■ Dataset section:

※

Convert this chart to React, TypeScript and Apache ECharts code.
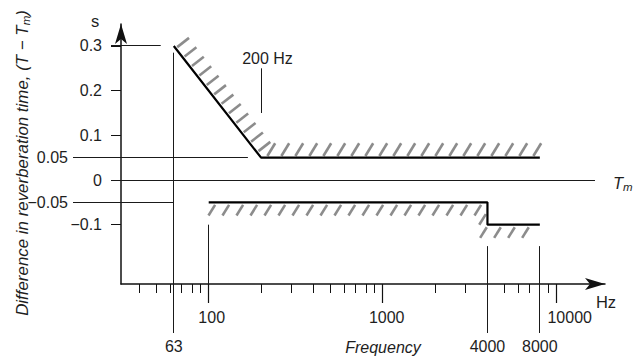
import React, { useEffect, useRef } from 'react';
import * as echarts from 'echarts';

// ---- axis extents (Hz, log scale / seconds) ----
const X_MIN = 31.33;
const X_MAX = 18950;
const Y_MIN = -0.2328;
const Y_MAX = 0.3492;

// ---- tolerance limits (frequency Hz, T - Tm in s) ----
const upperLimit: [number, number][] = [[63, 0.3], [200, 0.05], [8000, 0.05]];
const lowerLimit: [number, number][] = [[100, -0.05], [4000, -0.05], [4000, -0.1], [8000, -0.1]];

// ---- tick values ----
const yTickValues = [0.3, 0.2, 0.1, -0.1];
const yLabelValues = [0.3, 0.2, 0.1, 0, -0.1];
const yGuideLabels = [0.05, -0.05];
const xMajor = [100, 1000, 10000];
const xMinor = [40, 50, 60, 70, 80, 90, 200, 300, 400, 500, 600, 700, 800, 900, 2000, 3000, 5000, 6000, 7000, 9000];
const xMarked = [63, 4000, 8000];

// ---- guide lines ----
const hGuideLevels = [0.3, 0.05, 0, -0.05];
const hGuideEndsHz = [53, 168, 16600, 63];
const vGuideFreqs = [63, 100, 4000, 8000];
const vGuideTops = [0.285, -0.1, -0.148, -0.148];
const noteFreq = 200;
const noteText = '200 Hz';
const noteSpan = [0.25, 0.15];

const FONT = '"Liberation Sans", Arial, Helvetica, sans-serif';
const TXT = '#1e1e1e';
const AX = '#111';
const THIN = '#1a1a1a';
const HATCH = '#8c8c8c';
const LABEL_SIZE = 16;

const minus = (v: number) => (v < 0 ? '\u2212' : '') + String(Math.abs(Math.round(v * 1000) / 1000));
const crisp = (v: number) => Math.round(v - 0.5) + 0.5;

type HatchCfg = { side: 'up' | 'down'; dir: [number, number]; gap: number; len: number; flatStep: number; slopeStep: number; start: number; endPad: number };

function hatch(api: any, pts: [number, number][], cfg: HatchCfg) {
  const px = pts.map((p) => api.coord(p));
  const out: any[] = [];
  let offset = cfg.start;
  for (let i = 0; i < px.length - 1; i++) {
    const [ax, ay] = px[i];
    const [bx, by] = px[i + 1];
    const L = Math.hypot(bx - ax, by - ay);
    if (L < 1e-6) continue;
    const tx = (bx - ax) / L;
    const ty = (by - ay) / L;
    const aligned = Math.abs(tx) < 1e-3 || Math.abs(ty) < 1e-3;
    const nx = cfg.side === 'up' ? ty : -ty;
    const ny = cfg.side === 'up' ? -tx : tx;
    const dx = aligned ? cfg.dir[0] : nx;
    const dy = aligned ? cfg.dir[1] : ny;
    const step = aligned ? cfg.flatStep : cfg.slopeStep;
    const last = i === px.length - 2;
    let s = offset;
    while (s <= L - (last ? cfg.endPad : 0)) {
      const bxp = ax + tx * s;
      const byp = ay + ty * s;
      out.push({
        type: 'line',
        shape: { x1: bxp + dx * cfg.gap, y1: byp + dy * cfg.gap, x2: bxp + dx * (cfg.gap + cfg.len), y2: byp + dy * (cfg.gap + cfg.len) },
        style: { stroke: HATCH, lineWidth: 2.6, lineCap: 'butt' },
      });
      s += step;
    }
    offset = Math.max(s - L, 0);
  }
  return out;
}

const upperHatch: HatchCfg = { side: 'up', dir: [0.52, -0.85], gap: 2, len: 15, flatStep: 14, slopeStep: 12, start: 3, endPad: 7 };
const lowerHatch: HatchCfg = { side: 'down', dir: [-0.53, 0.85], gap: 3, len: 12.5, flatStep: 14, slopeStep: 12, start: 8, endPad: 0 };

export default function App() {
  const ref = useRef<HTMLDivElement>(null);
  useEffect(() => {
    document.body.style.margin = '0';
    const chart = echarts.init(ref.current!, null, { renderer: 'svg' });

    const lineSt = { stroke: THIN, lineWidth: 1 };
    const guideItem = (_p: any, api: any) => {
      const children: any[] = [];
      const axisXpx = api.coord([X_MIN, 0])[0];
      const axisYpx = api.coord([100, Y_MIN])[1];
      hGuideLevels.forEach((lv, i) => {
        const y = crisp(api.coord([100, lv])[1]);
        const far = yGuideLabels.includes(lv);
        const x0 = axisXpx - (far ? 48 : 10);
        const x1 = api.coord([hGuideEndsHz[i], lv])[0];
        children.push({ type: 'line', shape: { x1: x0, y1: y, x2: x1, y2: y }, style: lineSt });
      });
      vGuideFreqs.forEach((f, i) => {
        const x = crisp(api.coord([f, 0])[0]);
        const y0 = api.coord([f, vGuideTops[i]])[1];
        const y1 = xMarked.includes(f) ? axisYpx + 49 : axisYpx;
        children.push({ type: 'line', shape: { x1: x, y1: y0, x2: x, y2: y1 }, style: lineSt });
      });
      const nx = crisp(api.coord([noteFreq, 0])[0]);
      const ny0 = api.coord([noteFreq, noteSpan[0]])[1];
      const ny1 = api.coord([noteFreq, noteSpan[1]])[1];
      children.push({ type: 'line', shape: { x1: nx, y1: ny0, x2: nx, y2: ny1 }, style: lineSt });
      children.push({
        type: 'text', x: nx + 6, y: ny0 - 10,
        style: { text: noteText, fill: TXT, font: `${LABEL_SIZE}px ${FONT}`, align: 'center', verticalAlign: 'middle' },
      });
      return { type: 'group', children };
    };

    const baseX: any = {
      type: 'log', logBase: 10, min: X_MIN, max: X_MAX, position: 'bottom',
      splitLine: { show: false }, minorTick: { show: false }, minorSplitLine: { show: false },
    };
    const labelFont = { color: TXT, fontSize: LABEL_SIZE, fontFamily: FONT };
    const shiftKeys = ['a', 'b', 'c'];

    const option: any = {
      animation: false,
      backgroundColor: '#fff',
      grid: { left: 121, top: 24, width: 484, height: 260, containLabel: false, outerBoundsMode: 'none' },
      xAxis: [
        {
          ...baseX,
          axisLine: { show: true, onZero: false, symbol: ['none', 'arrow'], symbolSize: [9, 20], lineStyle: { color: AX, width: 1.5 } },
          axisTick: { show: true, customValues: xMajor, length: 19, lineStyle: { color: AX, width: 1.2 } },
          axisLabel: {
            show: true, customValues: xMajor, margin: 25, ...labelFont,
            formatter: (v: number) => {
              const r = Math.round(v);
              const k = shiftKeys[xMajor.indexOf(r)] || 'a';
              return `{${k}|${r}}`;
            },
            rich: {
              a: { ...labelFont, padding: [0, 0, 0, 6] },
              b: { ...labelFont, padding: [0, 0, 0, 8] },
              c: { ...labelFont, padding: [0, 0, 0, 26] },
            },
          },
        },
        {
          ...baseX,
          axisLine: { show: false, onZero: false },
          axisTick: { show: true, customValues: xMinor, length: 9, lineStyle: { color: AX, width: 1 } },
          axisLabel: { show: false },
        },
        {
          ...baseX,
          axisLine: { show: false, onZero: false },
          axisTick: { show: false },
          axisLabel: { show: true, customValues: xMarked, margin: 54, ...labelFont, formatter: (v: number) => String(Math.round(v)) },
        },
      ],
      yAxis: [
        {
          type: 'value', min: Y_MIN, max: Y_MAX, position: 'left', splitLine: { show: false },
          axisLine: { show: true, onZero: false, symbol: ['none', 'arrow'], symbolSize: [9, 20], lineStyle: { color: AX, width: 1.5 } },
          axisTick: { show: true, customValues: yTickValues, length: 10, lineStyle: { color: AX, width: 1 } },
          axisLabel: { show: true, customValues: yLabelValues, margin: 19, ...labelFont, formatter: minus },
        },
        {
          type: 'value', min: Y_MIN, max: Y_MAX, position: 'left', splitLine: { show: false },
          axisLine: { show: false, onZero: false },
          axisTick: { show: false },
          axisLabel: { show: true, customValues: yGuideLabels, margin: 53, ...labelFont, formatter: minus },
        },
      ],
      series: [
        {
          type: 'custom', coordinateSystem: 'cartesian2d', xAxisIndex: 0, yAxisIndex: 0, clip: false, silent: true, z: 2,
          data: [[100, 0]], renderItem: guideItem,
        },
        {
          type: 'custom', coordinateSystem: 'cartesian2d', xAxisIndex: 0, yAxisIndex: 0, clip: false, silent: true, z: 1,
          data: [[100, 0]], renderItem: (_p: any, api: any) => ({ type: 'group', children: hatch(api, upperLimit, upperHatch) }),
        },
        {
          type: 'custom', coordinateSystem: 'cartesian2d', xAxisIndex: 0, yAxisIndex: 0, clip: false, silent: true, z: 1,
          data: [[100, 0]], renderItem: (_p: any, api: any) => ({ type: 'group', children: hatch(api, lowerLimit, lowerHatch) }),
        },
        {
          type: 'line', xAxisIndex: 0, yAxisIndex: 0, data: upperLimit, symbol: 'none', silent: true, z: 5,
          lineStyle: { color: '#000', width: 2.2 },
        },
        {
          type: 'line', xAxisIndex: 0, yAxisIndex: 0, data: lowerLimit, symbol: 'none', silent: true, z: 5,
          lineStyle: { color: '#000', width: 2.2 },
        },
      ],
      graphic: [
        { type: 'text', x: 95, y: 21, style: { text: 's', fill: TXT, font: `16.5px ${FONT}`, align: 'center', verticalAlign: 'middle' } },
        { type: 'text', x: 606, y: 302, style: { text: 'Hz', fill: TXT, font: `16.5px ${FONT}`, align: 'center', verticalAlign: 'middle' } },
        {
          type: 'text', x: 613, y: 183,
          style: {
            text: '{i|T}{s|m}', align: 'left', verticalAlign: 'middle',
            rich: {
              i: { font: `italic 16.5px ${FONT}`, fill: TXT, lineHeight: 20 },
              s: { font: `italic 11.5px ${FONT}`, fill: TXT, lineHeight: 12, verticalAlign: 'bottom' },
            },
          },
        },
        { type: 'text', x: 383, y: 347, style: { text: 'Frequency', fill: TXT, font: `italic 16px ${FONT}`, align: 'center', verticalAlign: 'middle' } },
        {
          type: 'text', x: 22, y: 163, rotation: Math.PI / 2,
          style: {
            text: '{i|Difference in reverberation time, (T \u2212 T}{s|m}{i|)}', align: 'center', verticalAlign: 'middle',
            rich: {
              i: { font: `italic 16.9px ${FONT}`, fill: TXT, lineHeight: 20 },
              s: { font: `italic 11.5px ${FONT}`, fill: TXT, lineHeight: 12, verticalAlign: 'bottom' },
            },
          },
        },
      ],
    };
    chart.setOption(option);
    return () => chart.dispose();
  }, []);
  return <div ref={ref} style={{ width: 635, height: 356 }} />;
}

※

Reproduce only the lines from the beginning of the data through the line that contains "const Y_MAX = 0.3492;", both included, and please drop the pictures.

■ The completed task:
Convert this chart to React, TypeScript and Apache ECharts code.
import React, { useEffect, useRef } from 'react';
import * as echarts from 'echarts';

// ---- axis extents (Hz, log scale / seconds) ----
const X_MIN = 31.33;
const X_MAX = 18950;
const Y_MIN = -0.2328;
const Y_MAX = 0.3492;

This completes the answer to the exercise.